EQM Midstream Partners LP’s Mountain Valley Pipeline, which is 92% complete, also experienced troubles. The project, originally expected to be finished in late 2018 at a cost of about $3.5 billion, was delayed to early 2021 with a new cost estimate of about $5.7 billion. Industry analysts, however, were skeptical that the company could meet the new deadline, noting the same legal issue concerning the Corps that tripped up DAPL is in play with Mountain Valley and other U.S. pipelines.

“Mountain Valley faces litigation risk on several upcoming permitting decisions,” Height Capital Markets said.

A different project, PTT PCL’s $5.7 billion ethane cracker in Ohio, also suffered a delay. The cause was the global economic slowdown and the accompanying demand collapse with an already saturated plastics market. The Thai chemical company had planned a final investment decision in the first half of 2020 but in early June put it off until first-quarter 2021.
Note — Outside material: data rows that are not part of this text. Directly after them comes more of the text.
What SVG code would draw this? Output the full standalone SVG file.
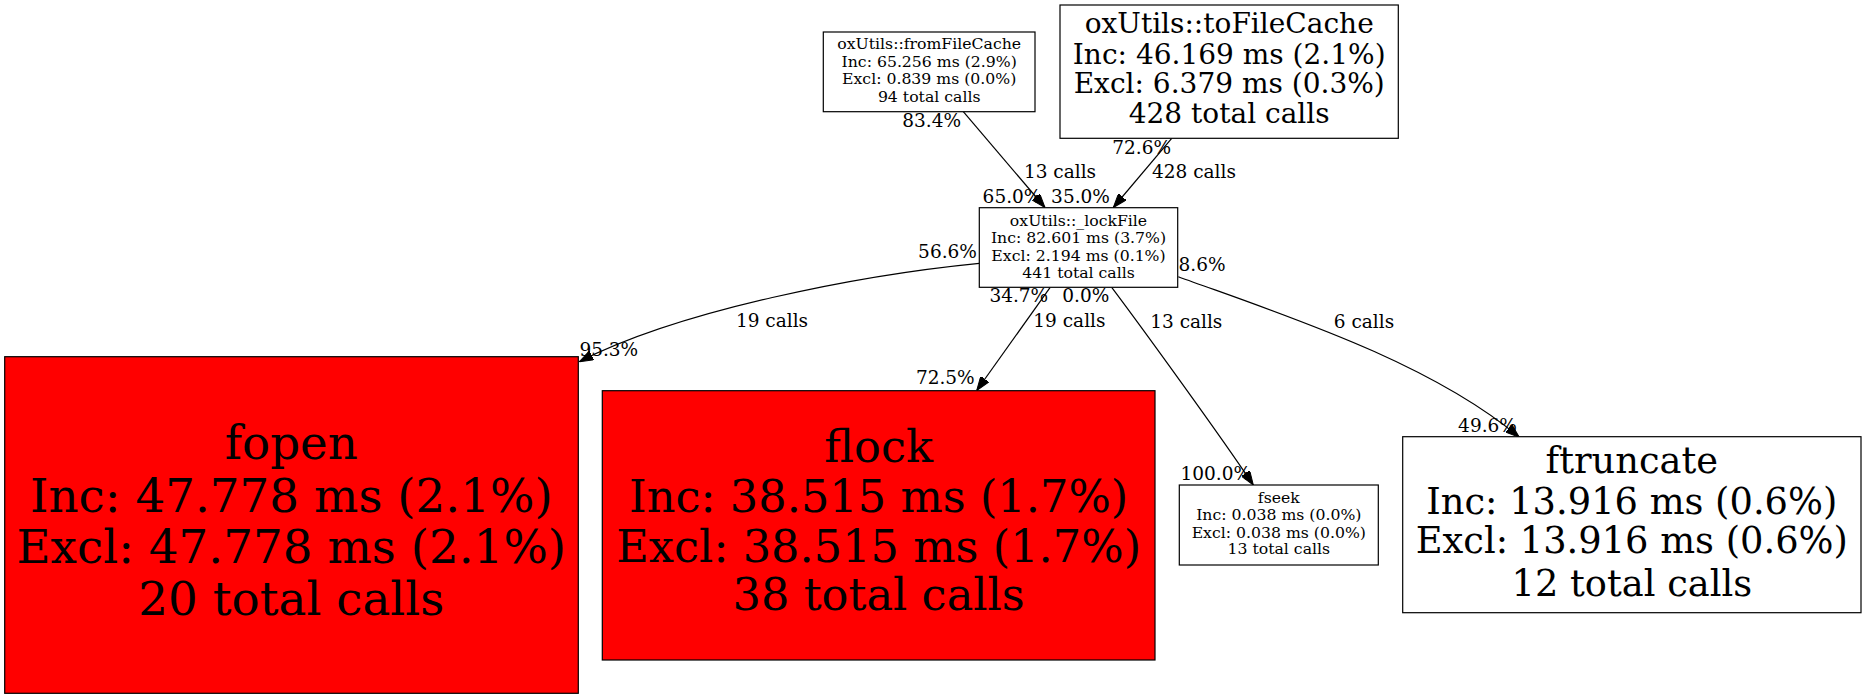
<svg xmlns="http://www.w3.org/2000/svg" width="1867" height="699" viewBox="0 0 1867 699">
<style>
text { font-family: "DejaVu Serif", "Liberation Serif", serif; fill: #000; text-anchor: middle; }
.box { fill: #fff; stroke: #000; stroke-width: 1.2; }
.hot { fill: #ff0000; stroke: #000; stroke-width: 1.2; }
.edge { fill: none; stroke: #000; stroke-width: 1.2; marker-end: url(#arrow); }
.s { font-size: 15.7px; }
.m { font-size: 28px; }
.l { font-size: 18.5px; }
</style>
<defs>
<marker id="arrow" markerUnits="userSpaceOnUse" markerWidth="14" markerHeight="10" refX="14" refY="5" orient="auto" viewBox="0 0 14 10">
<path d="M0,0 L14,5 L0,10 z" fill="#000" stroke="#000" stroke-width="1"/>
</marker>
</defs>
<rect width="1867" height="699" fill="#fff"/>
<g id="connectors">
<path class="edge" d="M963.3,111.7 L1045,207.5"/>
<path class="edge" d="M1171.7,138.3 L1113.3,207.5"/>
<path class="edge" d="M979.3,263.3 C860,275 680,310 579.3,361.7"/>
<path class="edge" d="M1050,287.7 L976.7,390.5"/>
<path class="edge" d="M1111.7,287.3 C1140,325 1220,435 1253.3,485"/>
<path class="edge" d="M1178.3,276.7 C1278,313 1429,361 1519.3,437.3"/>
<text class="l" x="931.7" y="126.7">83.4%</text>
<text class="l" x="1060" y="177.7">13 calls</text>
<text class="l" x="1012" y="202.7">65.0%</text>
<text class="l" x="1080.5" y="202.7">35.0%</text>
<text class="l" x="1141.7" y="154">72.6%</text>
<text class="l" x="1194" y="177.7">428 calls</text>
<text class="l" x="947.5" y="258.3">56.6%</text>
<text class="l" x="772" y="327.3">19 calls</text>
<text class="l" x="608.8" y="356">95.3%</text>
<text class="l" x="1018.8" y="301.7">34.7%</text>
<text class="l" x="1069.4" y="327.3">19 calls</text>
<text class="l" x="945.3" y="384.3">72.5%</text>
<text class="l" x="1085.8" y="301.7">0.0%</text>
<text class="l" x="1186.3" y="327.7">13 calls</text>
<text class="l" x="1215.8" y="480">100.0%</text>
<text class="l" x="1202" y="270.5">8.6%</text>
<text class="l" x="1364" y="327.7">6 calls</text>
<text class="l" x="1487.5" y="432.3">49.6%</text>
</g>
<g id="fromFileCache">
<rect class="box" x="823.3" y="32" width="211.7" height="79.7"/>
<text class="s" x="929.2" y="49.3">oxUtils::fromFileCache</text>
<text class="s" x="929.2" y="66.7">Inc: 65.256 ms (2.9%)</text>
<text class="s" x="929.2" y="84.3">Excl: 0.839 ms (0.0%)</text>
<text class="s" x="929.2" y="101.7">94 total calls</text>
</g>
<g id="toFileCache">
<rect class="box" x="1060" y="5" width="338.3" height="133.3"/>
<text class="m" x="1229.2" y="33.3">oxUtils::toFileCache</text>
<text class="m" x="1229.2" y="64">Inc: 46.169 ms (2.1%)</text>
<text class="m" x="1229.2" y="93.3">Excl: 6.379 ms (0.3%)</text>
<text class="m" x="1229.2" y="123.3">428 total calls</text>
</g>
<g id="lockFile">
<rect class="box" x="979.3" y="207.7" width="198.4" height="79.6"/>
<text class="s" x="1078.5" y="226">oxUtils::_lockFile</text>
<text class="s" x="1078.5" y="243.3">Inc: 82.601 ms (3.7%)</text>
<text class="s" x="1078.5" y="261">Excl: 2.194 ms (0.1%)</text>
<text class="s" x="1078.5" y="277.7">441 total calls</text>
</g>
<g id="fopen">
<rect class="hot" x="4.7" y="356.7" width="573.6" height="336.6"/>
<text x="291.3" y="459.3" font-size="46.8">fopen</text>
<text x="291.3" y="512.3" font-size="46.8">Inc: 47.778 ms (2.1%)</text>
<text x="291.3" y="563.3" font-size="46.8">Excl: 47.778 ms (2.1%)</text>
<text x="291.3" y="615" font-size="46.8">20 total calls</text>
</g>
<g id="flock">
<rect class="hot" x="602.3" y="390.7" width="552.7" height="269.3"/>
<text x="878.7" y="461.7" font-size="44.7">flock</text>
<text x="878.7" y="511.7" font-size="44.7">Inc: 38.515 ms (1.7%)</text>
<text x="878.7" y="561.7" font-size="44.7">Excl: 38.515 ms (1.7%)</text>
<text x="878.7" y="610" font-size="44.7">38 total calls</text>
</g>
<g id="fseek">
<rect class="box" x="1179.3" y="485" width="199" height="80"/>
<text class="s" x="1278.8" y="502.7">fseek</text>
<text class="s" x="1278.8" y="520">Inc: 0.038 ms (0.0%)</text>
<text class="s" x="1278.8" y="537.7">Excl: 0.038 ms (0.0%)</text>
<text class="s" x="1278.8" y="554.3">13 total calls</text>
</g>
<g id="ftruncate">
<rect class="box" x="1402.7" y="436.7" width="458.3" height="176"/>
<text x="1631.8" y="473.3" font-size="36.8">ftruncate</text>
<text x="1631.8" y="514.3" font-size="36.8">Inc: 13.916 ms (0.6%)</text>
<text x="1631.8" y="552.7" font-size="36.8">Excl: 13.916 ms (0.6%)</text>
<text x="1631.8" y="595.7" font-size="36.8">12 total calls</text>
</g>
</svg>
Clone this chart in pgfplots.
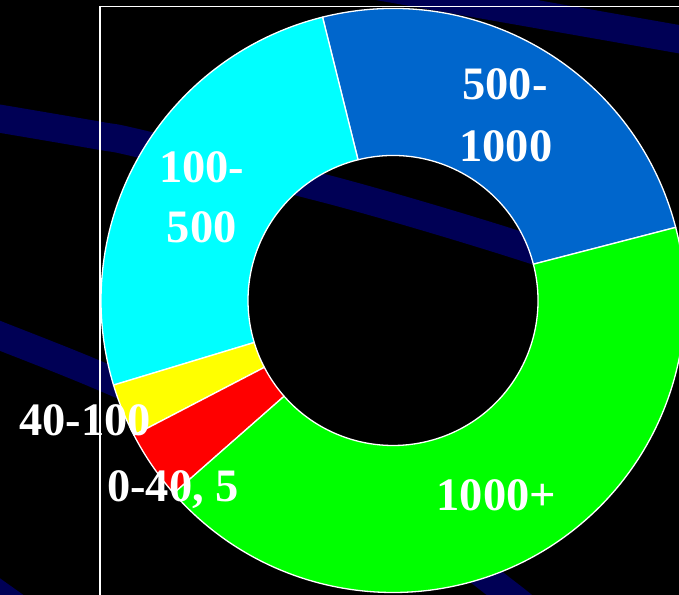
\documentclass[border=0pt]{standalone}
\usepackage{fontspec}
\setmainfont{Liberation Serif}
\usepackage{pgfplots}
\usepackage{pgfplotstable}
\pgfplotsset{compat=1.18}
\definecolor{bandnavy}{RGB}{0,0,85}
\definecolor{seg0}{RGB}{0,102,204}
\definecolor{seg1}{RGB}{0,255,255}
\definecolor{seg2}{RGB}{255,255,0}
\definecolor{seg3}{RGB}{255,0,0}
\definecolor{seg4}{RGB}{0,255,0}
\tikzset{lab/.style={white, font=\fontsize{46.5bp}{56bp}\selectfont\bfseries, anchor=base, inner sep=0pt}}

% share of each range (percent), counter-clockwise from 14.5 degrees
\pgfplotstableread{
range share
500-1000 24.85
100-500 25.80
40-100 2.95
0-40 3.85
1000+ 42.55
}\ringdata

\begin{document}
\begin{tikzpicture}
\useasboundingbox (0,0) rectangle (679bp,595bp);
\fill[black] (0,0) rectangle (679bp,595bp);
\begin{axis}[x=1bp, y=1bp, xmin=0, xmax=679, ymin=0, ymax=595,
  hide axis, clip=true, anchor=south west, at={(0,0)}]
% decorative background bands
\addplot[bandnavy, line width=28bp, smooth, forget plot] coordinates {(-30,481) (0,476.3) (100,459.2) (140,451.3) (340,402.5) (527,347) (720,280)};
\addplot[bandnavy, line width=28bp, forget plot] coordinates {(340,615.5) (456.3,595) (720,548.6)};
\addplot[bandnavy, line width=28bp, smooth, forget plot] coordinates {(-30,271) (0,259.2) (100,219.2) (250,153) (400,80) (509.5,0) (560,-42)};
\addplot[bandnavy, line width=28bp, forget plot] coordinates {(-40,28) (0,-0.5) (50,-36)};
% frame
\addplot[white, line width=1.5bp, forget plot] coordinates {(100,-10) (100,588.3) (700,588.3)};
% ring sectors
\xdef\acc{14.5}
\pgfplotsinvokeforeach{0,...,4}{
  \pgfplotstablegetelem{#1}{share}\of\ringdata
  \pgfmathsetmacro{\endang}{\acc+3.6*\pgfplotsretval}
  \edef\temp{\noexpand\filldraw[fill=seg#1, draw=white, line width=1.3bp, line join=round]
     ([shift={(\acc:292bp)}]axis cs:393,294.5) arc[start angle=\acc, end angle=\endang, radius=292bp]
     -- ([shift={(\endang:145bp)}]axis cs:393,294.5) arc[start angle=\endang, end angle=\acc, radius=145bp] -- cycle;}
  \temp
  \xdef\acc{\endang}
}
% labels
\node[lab] at (axis cs:505,495) {500-};
\node[lab] at (axis cs:505.8,433.3) {1000};
\node[lab] at (axis cs:201.7,412.3) {100-};
\node[lab] at (axis cs:201.7,352.3) {500};
\node[lab] at (axis cs:85,160) {40-100};
\node[lab] at (axis cs:173,93.3) {0-40, 5};
\node[lab] at (axis cs:496.3,84.3) {1000+};
\end{axis}
\end{tikzpicture}
\end{document}
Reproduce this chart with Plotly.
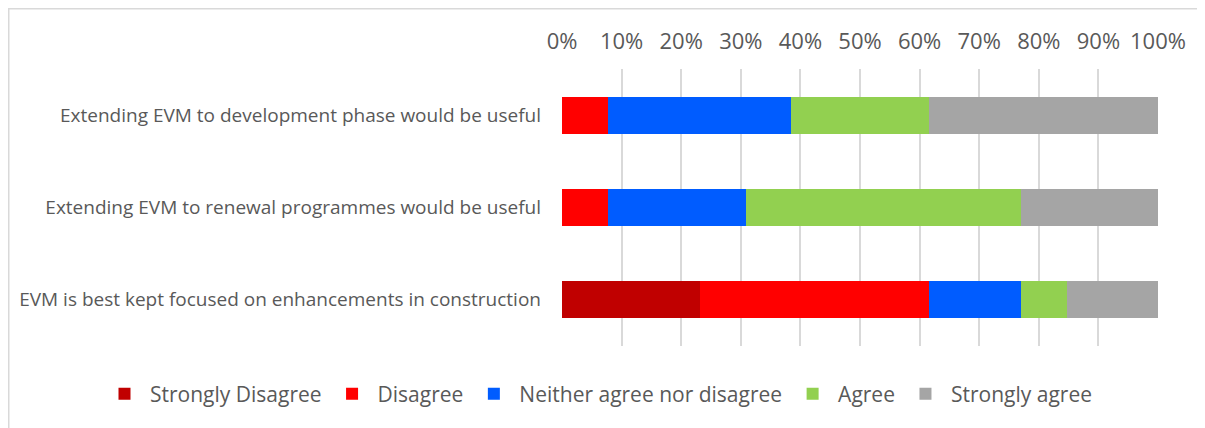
import plotly.graph_objects as go

categories = [
    "Extending EVM to development phase would be useful",
    "Extending EVM to renewal programmes would be useful",
    "EVM is best kept focused on enhancements in construction",
]
series_names = ["Strongly Disagree", "Disagree", "Neither agree nor disagree", "Agree", "Strongly agree"]
strongly_disagree = [0.0, 0.0, 23.1]
disagree = [7.7, 7.7, 38.5]
neither = [30.8, 23.1, 15.4]
agree = [23.1, 46.2, 7.7]
strongly_agree = [38.5, 23.1, 15.4]
colors = ["#C00000", "#FF0000", "#005CFF", "#92D050", "#A5A5A5"]
tick_vals = [0, 10, 20, 30, 40, 50, 60, 70, 80, 90, 100]
tick_text = [f"{v}%" for v in tick_vals]

# page is drawn with an 8px body margin, so figure pixels = page pixels - 8
W, H = 1197, 420
ML, MR, MT, MB = 554, 47, 61, 82
PW, PH = W - ML - MR, H - MT - MB

def px_x(x):
    return (x - ML) / PW

def px_y(y):
    return (H - MB - y) / PH

fig = go.Figure()
for name, vals, col in zip(series_names,
                           [strongly_disagree, disagree, neither, agree, strongly_agree],
                           colors):
    fig.add_trace(go.Bar(
        y=categories, x=vals, name=name, orientation="h",
        marker=dict(color=col, line=dict(width=0)),
    ))

fig.update_layout(
    width=W, height=H,
    barmode="stack", bargap=0.6,
    margin=dict(l=ML, r=MR, t=MT, b=MB, autoexpand=False),
    paper_bgcolor="white", plot_bgcolor="white",
    font=dict(family="Open Sans", color="#595959"),
    showlegend=True,
    legend=dict(orientation="h", x=px_x(91), xanchor="left",
                y=px_y(386), yanchor="middle",
                font=dict(size=21, color="#595959"), traceorder="normal",
                itemwidth=41, bgcolor="rgba(0,0,0,0)"),
    xaxis=dict(side="top", range=[0, 100], tickvals=tick_vals, ticktext=tick_text,
               showgrid=True, gridcolor="#D9D9D9", gridwidth=2,
               zeroline=False, showline=False, ticks="",
               tickfont=dict(size=22, color="#595959"), ticklabelstandoff=15),
    yaxis=dict(autorange="reversed", showgrid=False, zeroline=False, showline=False,
               ticks="", tickfont=dict(size=19, color="#595959"), ticklabelstandoff=20),
    shapes=[dict(type="rect", xref="paper", yref="paper",
                 x0=px_x(0.75), x1=px_x(W + 20), y0=px_y(H + 20), y1=px_y(0.75),
                 line=dict(color="#D9D9D9", width=1.5), fillcolor="rgba(0,0,0,0)",
                 layer="below")],
)

fig.write_html("out.html")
In July, the company’s partner, South Korea’s Daelim Industrial Co. Ltd., withdrew completely. The facility is planned to produce about 1.5 mtpa of ethylene.

Construction is expected to take four to six years.

Not all projects in Appalachia were in retreat. In late July, the Federal Energy Regulatory Commission granted approval for The Williams Cos. Inc. to move forward with its Leidy South Project. It is expected to increase natural gas pipeline capacity by 582,400 Dth/d for Atlantic Seaboard markets by the 2021-2022 winter heating season.

With the exception of two new compressor facilities, Leidy South’s infrastructure addition will be relatively modest because it will rely on existing facilities in Pennsylvania. Alan Armstrong, president and CEO, stressed the clean energy aspect of the project in his announcement.

“There remain more than 80 coal plants in the states Transco serves that can potentially be displaced by clean, efficient and affordable natural gas,” he said.